## EXERCISE INSTRUCTIONS
Find the lines holding "matplotlib" and copy them.

*** PROVIDED DATA

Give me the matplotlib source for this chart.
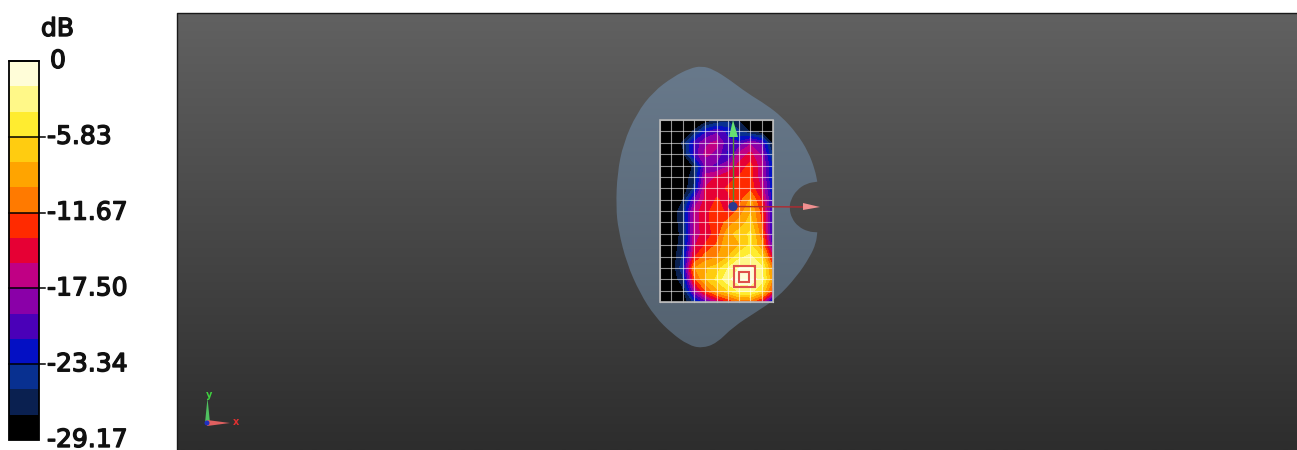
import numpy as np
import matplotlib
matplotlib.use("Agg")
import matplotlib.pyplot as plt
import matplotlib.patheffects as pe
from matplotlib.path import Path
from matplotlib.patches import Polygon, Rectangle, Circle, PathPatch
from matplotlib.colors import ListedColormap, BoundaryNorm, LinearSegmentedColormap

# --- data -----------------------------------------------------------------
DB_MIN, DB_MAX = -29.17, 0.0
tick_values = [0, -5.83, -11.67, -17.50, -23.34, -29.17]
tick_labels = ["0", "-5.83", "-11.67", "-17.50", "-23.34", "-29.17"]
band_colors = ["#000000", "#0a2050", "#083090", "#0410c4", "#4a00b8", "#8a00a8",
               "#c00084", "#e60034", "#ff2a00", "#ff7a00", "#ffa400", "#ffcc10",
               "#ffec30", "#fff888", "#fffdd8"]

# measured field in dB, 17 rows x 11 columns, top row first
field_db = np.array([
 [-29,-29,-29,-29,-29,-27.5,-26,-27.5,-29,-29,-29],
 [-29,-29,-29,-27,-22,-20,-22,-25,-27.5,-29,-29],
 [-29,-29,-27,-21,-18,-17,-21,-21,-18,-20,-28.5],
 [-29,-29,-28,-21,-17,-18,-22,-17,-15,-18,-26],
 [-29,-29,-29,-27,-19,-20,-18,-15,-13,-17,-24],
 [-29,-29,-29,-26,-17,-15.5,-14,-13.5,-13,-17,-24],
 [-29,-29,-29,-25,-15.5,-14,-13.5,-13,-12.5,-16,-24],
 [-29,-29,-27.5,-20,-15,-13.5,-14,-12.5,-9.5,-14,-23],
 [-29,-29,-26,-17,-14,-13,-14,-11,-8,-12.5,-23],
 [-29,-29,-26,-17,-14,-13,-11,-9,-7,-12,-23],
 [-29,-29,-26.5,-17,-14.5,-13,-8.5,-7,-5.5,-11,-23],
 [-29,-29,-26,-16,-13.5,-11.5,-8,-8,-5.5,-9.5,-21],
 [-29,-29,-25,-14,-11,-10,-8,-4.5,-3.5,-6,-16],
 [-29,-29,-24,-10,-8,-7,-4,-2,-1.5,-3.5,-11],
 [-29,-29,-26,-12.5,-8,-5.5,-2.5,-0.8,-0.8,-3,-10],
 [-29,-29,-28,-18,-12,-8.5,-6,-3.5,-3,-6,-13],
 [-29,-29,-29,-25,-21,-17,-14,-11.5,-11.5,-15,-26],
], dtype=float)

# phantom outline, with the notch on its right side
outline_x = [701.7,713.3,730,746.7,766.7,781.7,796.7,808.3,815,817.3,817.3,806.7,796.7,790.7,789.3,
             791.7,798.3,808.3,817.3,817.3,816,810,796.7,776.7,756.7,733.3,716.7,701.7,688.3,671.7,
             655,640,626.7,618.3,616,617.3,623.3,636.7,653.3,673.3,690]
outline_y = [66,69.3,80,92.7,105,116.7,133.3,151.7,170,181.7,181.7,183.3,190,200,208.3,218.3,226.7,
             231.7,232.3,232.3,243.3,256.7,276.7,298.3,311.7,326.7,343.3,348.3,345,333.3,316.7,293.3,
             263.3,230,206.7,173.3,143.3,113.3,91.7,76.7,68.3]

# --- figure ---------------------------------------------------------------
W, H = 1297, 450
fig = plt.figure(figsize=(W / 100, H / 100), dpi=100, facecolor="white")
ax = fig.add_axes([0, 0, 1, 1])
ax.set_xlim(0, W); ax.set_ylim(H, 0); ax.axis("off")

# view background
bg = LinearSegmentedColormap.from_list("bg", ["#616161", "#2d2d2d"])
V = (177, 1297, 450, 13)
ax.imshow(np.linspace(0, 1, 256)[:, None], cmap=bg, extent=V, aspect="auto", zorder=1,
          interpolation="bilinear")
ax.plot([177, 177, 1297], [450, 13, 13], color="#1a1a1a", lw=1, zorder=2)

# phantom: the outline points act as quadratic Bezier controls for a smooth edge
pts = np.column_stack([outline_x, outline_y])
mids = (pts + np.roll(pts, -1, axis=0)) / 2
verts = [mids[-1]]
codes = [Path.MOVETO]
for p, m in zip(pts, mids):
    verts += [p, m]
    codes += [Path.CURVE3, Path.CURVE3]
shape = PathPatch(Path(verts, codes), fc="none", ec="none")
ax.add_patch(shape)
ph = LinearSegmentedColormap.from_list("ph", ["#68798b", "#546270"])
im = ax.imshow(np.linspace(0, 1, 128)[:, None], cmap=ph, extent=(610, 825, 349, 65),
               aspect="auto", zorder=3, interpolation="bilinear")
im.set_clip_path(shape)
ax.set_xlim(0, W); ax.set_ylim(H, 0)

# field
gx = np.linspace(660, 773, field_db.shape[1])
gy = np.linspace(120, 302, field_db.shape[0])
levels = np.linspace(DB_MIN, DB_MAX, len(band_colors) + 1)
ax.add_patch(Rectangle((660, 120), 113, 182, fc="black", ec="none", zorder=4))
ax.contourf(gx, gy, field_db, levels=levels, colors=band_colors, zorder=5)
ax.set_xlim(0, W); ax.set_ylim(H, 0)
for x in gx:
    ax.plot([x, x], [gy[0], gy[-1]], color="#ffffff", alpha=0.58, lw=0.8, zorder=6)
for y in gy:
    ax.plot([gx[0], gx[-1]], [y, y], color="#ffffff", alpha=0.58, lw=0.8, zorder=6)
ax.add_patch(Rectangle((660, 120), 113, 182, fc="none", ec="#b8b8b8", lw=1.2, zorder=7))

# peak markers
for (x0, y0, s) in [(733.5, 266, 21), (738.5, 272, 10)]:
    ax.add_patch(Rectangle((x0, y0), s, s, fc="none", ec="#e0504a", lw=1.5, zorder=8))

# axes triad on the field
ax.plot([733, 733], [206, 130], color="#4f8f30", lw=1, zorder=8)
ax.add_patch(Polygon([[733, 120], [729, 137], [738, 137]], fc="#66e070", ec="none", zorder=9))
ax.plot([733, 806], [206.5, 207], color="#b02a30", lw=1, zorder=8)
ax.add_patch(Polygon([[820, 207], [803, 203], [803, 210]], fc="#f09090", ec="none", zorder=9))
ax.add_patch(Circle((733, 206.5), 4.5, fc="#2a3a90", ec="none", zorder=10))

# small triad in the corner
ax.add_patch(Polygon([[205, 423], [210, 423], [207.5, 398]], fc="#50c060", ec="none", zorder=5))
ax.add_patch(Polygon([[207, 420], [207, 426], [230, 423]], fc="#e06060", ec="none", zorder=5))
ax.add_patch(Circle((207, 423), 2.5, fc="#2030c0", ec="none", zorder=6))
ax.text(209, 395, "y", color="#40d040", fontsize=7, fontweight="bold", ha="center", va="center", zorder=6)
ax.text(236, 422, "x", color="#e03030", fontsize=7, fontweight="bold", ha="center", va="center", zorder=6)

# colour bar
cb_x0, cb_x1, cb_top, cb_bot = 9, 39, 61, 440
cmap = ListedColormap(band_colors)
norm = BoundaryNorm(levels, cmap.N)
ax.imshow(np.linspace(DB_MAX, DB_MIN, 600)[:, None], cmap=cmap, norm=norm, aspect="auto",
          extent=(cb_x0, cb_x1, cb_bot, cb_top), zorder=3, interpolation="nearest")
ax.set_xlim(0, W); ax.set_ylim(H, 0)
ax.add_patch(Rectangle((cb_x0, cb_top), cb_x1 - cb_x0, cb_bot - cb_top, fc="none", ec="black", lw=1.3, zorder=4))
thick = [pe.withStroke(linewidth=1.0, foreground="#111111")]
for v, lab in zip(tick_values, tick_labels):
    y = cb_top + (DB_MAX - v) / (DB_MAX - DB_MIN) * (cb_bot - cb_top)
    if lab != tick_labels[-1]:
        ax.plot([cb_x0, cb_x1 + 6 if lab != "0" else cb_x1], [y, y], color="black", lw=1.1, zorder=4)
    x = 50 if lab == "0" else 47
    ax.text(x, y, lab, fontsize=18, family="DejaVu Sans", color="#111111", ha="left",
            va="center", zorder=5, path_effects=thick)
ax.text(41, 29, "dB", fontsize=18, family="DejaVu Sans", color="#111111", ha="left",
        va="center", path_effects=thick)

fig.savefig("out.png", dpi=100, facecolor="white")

******

## WORKED ANSWER
Give me the matplotlib source for this chart.
import matplotlib
matplotlib.use("Agg")
import matplotlib.pyplot as plt
import matplotlib.patheffects as pe
from matplotlib.path import Path
from matplotlib.patches import Polygon, Rectangle, Circle, PathPatch
from matplotlib.colors import ListedColormap, BoundaryNorm, LinearSegmentedColormap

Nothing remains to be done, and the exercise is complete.